The Hong Kong Journalists Association is disappointed and outraged by the Wall Street Journal’s decision to terminate the employment of HKJA chairperson Selina Cheng, who has worked for the paper since April 2022.
Ms. Cheng, who was elected by HKJA members last month, was told on July 17 that her position at the Journal was being eliminated with immediate effect, following a previous round of layoffs at the paper’s Hong Kong bureau in which she was unaffected.
Prior to her dismissal, Journal editors pressured Ms. Cheng to withdraw from running in the HKJA election as chair and to resign from the executive committee, which she refused to. The HKJA and Ms. Cheng are currently consulting lawyers about the paper’s potential breach of Hong Kong labour law in dismissing Ms. Cheng.
Ms. Cheng, a veteran Hong Kong journalist for both Chinese and English-language outlets, has been a member of the HKJA’s executive committee since 2021, and was most recently the organization’s honorary secretary prior to her election as chair.
The Wall Street Journal has covered the state of press freedom in Hong Kong extensively. In May, the paper’s editorial board expressed concern over declining press freedom in the city, and yet, by pressuring employees not to take part in the HKJA, a key advocate for both local and international journalists working in Hong Kong, the WSJ risks hastening the decline of what space for independent journalism remains.

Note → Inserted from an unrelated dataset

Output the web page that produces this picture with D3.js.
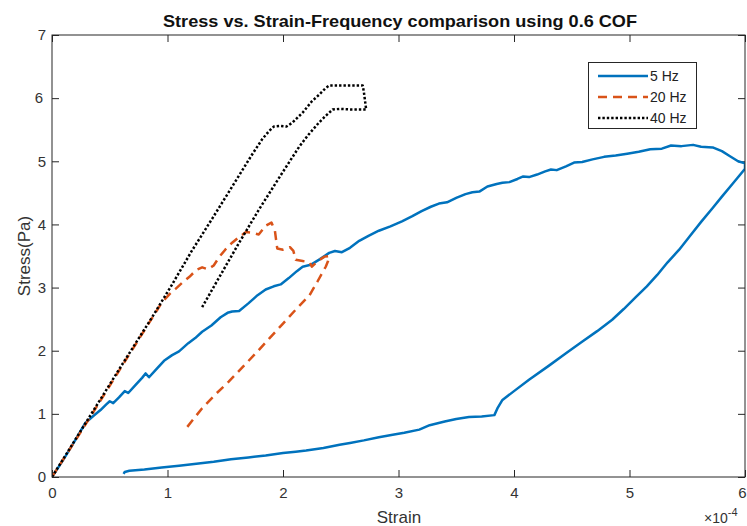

Disturbingly, the WSJ is not alone in taking this stance. Other elected HKJA board members have also been pressured by their employers to stand down. In recent years, a growing number of potential candidates for board positions at the HKJA, the Foreign Correspondents’ Club of Hong Kong and the Foreign Correspondents’ Club of China have been warned off standing for election, or told outright they cannot without risking their jobs.
The HKJA calls on all media organizations operating in Greater China to support the work of press groups such as the HKJA, FCCHK and FCC China, and to allow their employees to freely advocate for press freedom and better working conditions in solidarity with fellow journalists in Hong Kong and China.